**GOAL OF THE EXERCISE**
Only the lines from the one with "Reproduce this chart" through the one with "Chart.register(...registerables);", inclusive, should be echoed exactly; pictures are left out.

**RECORDS FOR THE TASK**
────────────────────

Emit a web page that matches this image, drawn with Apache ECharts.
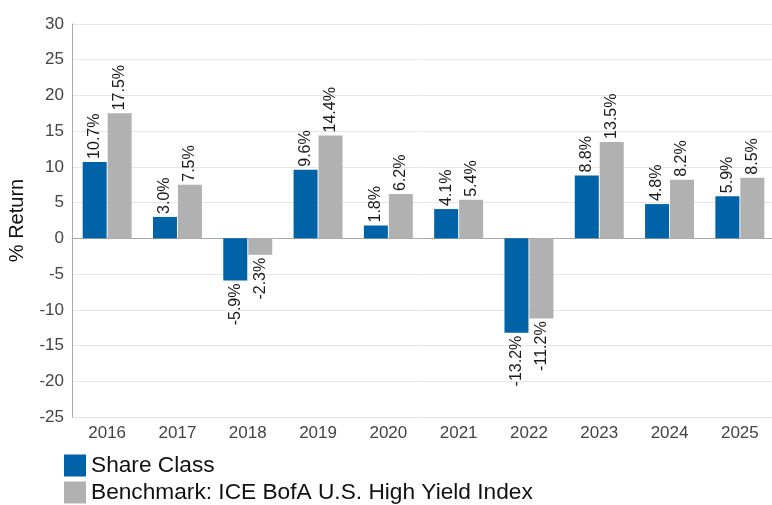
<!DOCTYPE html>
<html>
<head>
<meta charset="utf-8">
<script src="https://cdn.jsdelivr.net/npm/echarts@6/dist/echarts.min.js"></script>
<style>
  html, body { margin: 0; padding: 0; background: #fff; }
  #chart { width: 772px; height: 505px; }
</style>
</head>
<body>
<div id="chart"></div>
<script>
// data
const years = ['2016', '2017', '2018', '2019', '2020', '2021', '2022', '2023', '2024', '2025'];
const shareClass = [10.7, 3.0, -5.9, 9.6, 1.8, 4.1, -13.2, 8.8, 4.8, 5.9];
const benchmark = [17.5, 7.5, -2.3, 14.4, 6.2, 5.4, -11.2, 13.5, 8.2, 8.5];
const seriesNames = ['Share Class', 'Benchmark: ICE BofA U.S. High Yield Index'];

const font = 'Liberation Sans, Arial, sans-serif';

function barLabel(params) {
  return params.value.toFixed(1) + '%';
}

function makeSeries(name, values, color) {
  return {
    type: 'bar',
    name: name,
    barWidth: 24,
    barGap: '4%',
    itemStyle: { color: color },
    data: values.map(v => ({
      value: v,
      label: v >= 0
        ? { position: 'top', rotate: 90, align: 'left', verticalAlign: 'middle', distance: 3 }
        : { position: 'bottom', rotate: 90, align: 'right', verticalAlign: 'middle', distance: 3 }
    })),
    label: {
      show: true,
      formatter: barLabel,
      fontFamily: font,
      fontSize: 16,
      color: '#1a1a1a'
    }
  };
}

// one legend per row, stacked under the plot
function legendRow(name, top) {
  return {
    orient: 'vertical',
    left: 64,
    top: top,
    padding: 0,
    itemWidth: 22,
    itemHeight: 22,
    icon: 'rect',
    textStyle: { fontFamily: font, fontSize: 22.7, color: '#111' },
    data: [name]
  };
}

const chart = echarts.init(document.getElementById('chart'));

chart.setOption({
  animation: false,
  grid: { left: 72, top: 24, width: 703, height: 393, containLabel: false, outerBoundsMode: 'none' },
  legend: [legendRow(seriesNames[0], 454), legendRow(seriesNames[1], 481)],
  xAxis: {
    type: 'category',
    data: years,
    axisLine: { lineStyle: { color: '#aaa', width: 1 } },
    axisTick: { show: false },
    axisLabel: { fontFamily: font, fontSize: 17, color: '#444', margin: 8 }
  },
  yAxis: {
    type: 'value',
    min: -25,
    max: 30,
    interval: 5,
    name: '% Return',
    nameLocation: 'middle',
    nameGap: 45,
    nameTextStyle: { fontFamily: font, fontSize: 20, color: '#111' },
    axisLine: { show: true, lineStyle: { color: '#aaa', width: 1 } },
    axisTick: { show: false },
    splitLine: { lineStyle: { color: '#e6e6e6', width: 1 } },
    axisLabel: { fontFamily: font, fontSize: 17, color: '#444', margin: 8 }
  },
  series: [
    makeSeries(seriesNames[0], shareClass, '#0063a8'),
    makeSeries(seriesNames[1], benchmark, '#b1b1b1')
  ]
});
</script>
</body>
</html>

────────────────────

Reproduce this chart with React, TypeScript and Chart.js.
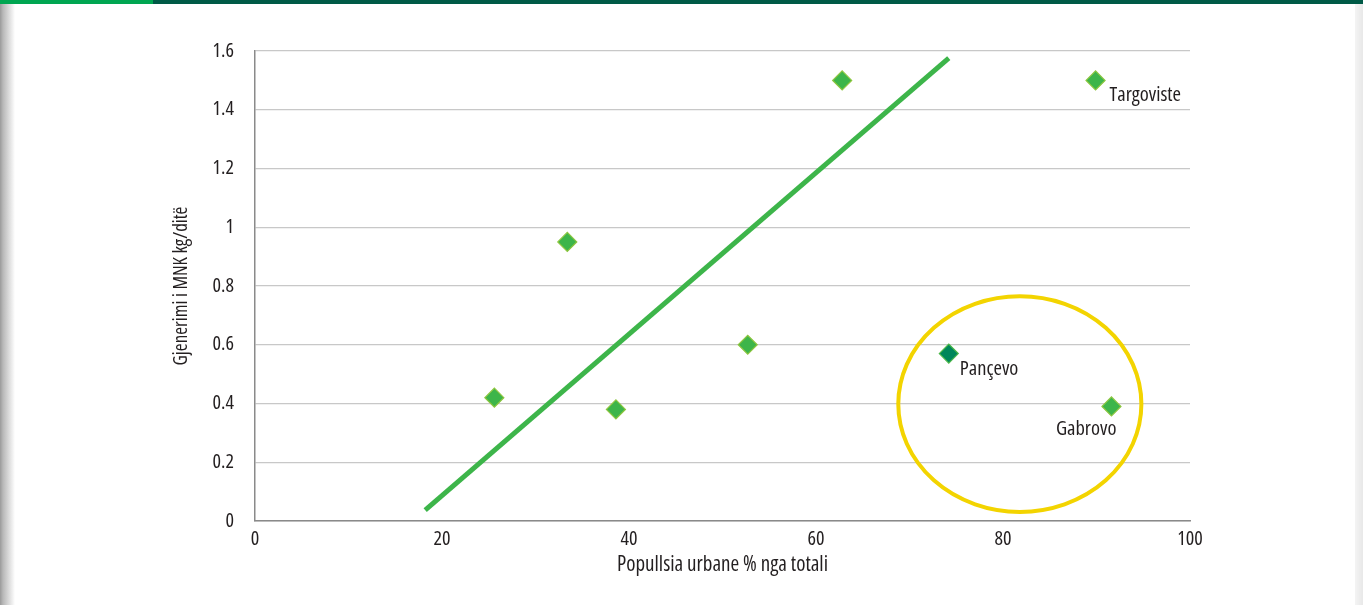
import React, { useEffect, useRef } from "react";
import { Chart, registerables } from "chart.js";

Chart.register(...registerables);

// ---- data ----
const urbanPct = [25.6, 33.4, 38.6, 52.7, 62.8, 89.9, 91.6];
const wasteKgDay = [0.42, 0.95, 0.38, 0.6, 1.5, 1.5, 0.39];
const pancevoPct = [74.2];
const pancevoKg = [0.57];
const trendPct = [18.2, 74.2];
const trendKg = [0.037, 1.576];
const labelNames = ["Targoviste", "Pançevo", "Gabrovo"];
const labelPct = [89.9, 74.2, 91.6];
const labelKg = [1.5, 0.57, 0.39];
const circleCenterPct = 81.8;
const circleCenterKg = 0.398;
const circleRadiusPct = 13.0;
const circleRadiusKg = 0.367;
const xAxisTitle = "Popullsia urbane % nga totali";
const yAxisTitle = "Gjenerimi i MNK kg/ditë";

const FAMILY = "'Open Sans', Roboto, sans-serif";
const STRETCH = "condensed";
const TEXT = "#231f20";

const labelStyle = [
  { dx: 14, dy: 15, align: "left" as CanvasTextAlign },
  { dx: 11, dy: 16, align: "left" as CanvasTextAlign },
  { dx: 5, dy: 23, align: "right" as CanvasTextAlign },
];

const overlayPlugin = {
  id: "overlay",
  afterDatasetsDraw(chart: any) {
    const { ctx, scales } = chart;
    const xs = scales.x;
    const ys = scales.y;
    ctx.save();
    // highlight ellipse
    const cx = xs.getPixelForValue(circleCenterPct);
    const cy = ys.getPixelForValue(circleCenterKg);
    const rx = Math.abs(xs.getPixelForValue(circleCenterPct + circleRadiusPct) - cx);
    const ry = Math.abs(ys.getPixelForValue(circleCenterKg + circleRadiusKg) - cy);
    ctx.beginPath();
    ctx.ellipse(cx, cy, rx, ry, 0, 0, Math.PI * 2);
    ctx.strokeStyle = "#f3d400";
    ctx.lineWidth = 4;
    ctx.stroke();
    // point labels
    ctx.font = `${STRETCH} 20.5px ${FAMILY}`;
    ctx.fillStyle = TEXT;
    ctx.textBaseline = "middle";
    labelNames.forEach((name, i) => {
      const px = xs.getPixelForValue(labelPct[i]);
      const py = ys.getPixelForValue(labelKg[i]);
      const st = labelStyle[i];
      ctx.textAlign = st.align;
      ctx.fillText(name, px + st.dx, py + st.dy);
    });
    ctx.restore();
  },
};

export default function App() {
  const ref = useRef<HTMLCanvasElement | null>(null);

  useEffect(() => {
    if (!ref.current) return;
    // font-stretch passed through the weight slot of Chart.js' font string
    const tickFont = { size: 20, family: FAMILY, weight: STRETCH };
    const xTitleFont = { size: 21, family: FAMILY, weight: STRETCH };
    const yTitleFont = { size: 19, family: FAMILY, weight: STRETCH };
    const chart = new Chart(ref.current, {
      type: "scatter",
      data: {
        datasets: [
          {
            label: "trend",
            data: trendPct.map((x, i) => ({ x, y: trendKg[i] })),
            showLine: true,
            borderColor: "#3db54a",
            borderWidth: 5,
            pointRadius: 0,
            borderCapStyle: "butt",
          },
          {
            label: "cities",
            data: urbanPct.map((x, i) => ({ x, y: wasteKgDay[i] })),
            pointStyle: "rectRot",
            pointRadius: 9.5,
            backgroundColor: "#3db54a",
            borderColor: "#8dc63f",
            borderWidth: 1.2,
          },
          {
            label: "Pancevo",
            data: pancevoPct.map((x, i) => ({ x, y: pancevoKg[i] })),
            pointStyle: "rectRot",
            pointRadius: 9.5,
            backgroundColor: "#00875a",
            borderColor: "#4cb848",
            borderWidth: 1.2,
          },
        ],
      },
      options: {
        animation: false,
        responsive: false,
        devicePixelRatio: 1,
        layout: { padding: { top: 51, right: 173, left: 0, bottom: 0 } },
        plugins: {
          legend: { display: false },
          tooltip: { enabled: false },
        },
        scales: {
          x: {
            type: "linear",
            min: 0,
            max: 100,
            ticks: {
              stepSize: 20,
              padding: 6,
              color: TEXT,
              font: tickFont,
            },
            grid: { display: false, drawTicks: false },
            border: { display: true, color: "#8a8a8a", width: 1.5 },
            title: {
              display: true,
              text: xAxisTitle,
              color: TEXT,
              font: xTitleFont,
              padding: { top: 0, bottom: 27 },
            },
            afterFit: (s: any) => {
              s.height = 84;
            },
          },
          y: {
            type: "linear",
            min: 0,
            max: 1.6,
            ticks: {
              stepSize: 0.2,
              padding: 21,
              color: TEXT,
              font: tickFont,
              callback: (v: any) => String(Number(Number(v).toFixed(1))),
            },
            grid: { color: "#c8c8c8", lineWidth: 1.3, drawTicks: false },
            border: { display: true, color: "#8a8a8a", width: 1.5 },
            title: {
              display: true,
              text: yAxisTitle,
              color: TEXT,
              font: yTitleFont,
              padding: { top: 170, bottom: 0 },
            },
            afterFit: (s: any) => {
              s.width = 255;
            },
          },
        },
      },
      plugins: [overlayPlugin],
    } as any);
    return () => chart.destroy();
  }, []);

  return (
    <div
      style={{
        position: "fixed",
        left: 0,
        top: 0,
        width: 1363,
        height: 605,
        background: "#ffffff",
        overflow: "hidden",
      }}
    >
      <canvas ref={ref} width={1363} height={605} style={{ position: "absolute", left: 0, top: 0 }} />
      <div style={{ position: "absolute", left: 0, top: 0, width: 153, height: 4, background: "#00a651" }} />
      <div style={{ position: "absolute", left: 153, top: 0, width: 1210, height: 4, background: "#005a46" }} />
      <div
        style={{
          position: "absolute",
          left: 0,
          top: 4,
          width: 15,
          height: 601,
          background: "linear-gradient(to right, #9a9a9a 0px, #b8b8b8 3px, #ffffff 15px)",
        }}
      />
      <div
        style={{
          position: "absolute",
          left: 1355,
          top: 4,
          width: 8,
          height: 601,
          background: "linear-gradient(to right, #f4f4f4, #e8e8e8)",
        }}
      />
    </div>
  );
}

────────────────────

**EXERCISE OUTPUT**
Reproduce this chart with React, TypeScript and Chart.js.
import React, { useEffect, useRef } from "react";
import { Chart, registerables } from "chart.js";

Chart.register(...registerables);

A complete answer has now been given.